Rolling down the highway, nearly alone and with my stomach tied in knots, the miles & minutes tick down until the trailhead.
The air in the jeep is thick with angst & doubt. The window goes down, and the sharp cold floods in - snapping my attention back to the moment.
The sun has started to light up the sky, rising behind me but making the horizon glow in front of me.
The whole point of this hobby is to snap my mind and my body into better alignment. While my thoughts wander, my body simply lives in the moment. The cold air swirls between my thoughts and my condition, drawing attention to the need to take in a deep breath and settle down.
Today I will travel on my feet, my world on my back, and my wits laid bare. I will capture moments & memories with my eyes and my cameras. I’ll sleep on the ground and stare at the stars.
Every time I go out I bring along troubled thoughts, scatter them along the road to the trail, and then submit to living in each singular second, punctuated by my laboring footfalls.

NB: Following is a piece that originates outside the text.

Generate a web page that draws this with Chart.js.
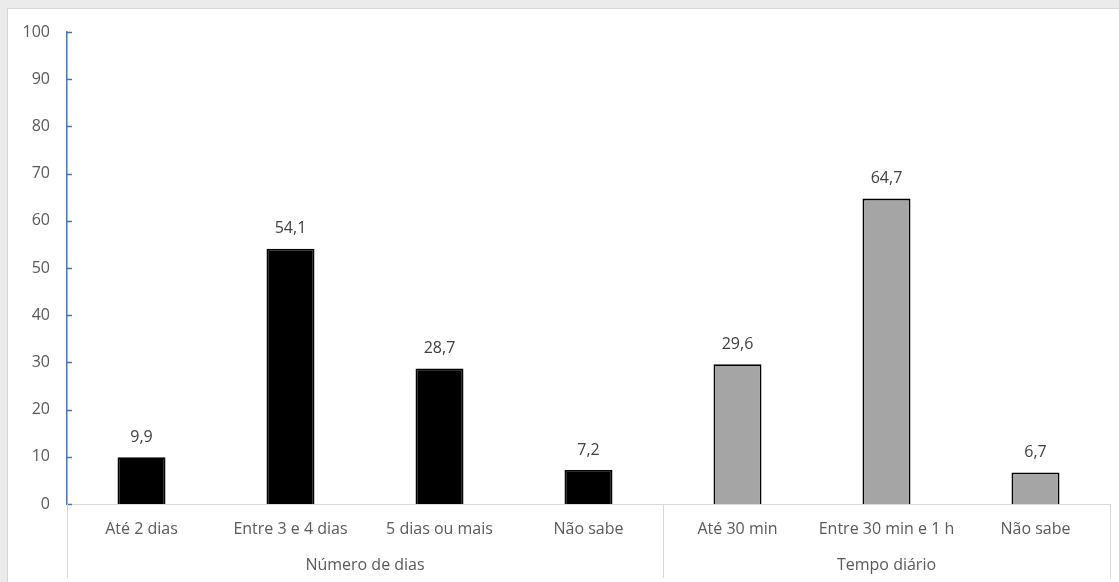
<!DOCTYPE html>
<html>
<head>
<meta charset="utf-8">
<script src="https://cdn.jsdelivr.net/npm/chart.js@4"></script>
<style>
html,body{margin:0;padding:0;background:#ebebeb;width:1119px;height:582px;overflow:hidden;}
#frame{position:absolute;left:7px;top:8px;width:1112px;height:574px;background:#fff;border-left:1px solid #d6d6d6;border-top:1px solid #d6d6d6;box-sizing:border-box;}
#c{position:absolute;left:0;top:0;}
</style>
</head>
<body>
<div id="frame"></div>
<canvas id="c" width="1119" height="582"></canvas>
<script>
const categories = ["Até 2 dias","Entre 3 e 4 dias","5 dias ou mais","Não sabe","Até 30 min","Entre 30 min e 1 h","Não sabe"];
const values = [9.9, 54.1, 28.7, 7.2, 29.6, 64.7, 6.7];
const groups = ["Número de dias","Tempo diário"];
const groupSizes = [4, 3];
const yTicks = [0,10,20,30,40,50,60,70,80,90,100];

const FONT = "'Open Sans', sans-serif";
const FS = 16;
const groupColors = ["#000000", "#a5a5a5"];
const barColors = [];
groupSizes.forEach((n, g) => { for (let i = 0; i < n; i++) barColors.push(groupColors[g]); });

const decor = {
  id: 'decor',
  afterDatasetsDraw(chart) {
    const ctx = chart.ctx;
    const x = chart.scales.x, y = chart.scales.y;
    const area = chart.chartArea;
    ctx.save();
    ctx.strokeStyle = '#4472c4';
    ctx.lineWidth = 1.5;
    yTicks.forEach(v => {
      const py = Math.round(y.getPixelForValue(v)) + 0.5;
      ctx.beginPath(); ctx.moveTo(area.left, py); ctx.lineTo(area.left + 5, py); ctx.stroke();
    });
    ctx.strokeStyle = '#d9d9d9';
    ctx.lineWidth = 1;
    const half = (x.getPixelForValue(1) - x.getPixelForValue(0)) / 2;
    const bounds = [0];
    let acc = 0;
    groupSizes.forEach(n => { acc += n; bounds.push(acc); });
    bounds.forEach(b => {
      const px = Math.round(x.getPixelForValue(b) - half) + 0.5;
      ctx.beginPath(); ctx.moveTo(px, area.bottom); ctx.lineTo(px, 578); ctx.stroke();
    });
    ctx.fillStyle = '#595959';
    ctx.font = FS + "px " + FONT;
    ctx.textAlign = 'center';
    ctx.textBaseline = 'middle';
    let start = 0;
    groupSizes.forEach((n, g) => {
      const cx = (x.getPixelForValue(start) + x.getPixelForValue(start + n - 1)) / 2;
      ctx.fillText(groups[g], cx, 565);
      start += n;
    });
    ctx.fillStyle = '#404040';
    const meta = chart.getDatasetMeta(0);
    meta.data.forEach((bar, i) => {
      ctx.fillText(values[i].toFixed(1).replace('.', ','), bar.x, bar.y - 20);
    });
    ctx.restore();
  }
};

new Chart(document.getElementById('c'), {
  type: 'bar',
  data: {
    labels: categories,
    datasets: [{
      data: values,
      backgroundColor: barColors,
      borderColor: '#000000',
      borderWidth: 1.8,
      categoryPercentage: 1,
      barPercentage: 0.322
    }]
  },
  options: {
    responsive: false,
    animation: false,
    layout: { padding: { left: 0, top: 32, right: 9, bottom: 0 } },
    plugins: { legend: { display: false }, tooltip: { enabled: false } },
    scales: {
      y: {
        min: 0, max: 100,
        afterBuildTicks: s => { s.ticks = yTicks.map(v => ({ value: v })); },
        afterFit: s => { s.width = 67; },
        grid: { display: false, drawTicks: false },
        border: { display: true, color: '#4472c4', width: 1.5 },
        ticks: { padding: 17, color: '#595959', font: { family: FONT, size: FS } }
      },
      x: {
        afterFit: s => { s.height = 78; },
        grid: { display: false, drawTicks: false },
        border: { display: true, color: '#d9d9d9', width: 1 },
        ticks: { padding: 16, color: '#595959', font: { family: FONT, size: FS }, maxRotation: 0, autoSkip: false }
      }
    }
  },
  plugins: [decor]
});
</script>
</body>
</html>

Most of my friends and peers don’t understand why I choose to scoff modern comforts and submit myself to a dangerously indifferent environment like the Allegheny Backcountry in the start of winter.
However, if they could see the poison that I’m shedding along the side of these two lane roads I travel to the trailhead, they’d never ask again; there would be no need.
We all do it for different reasons. This is mine.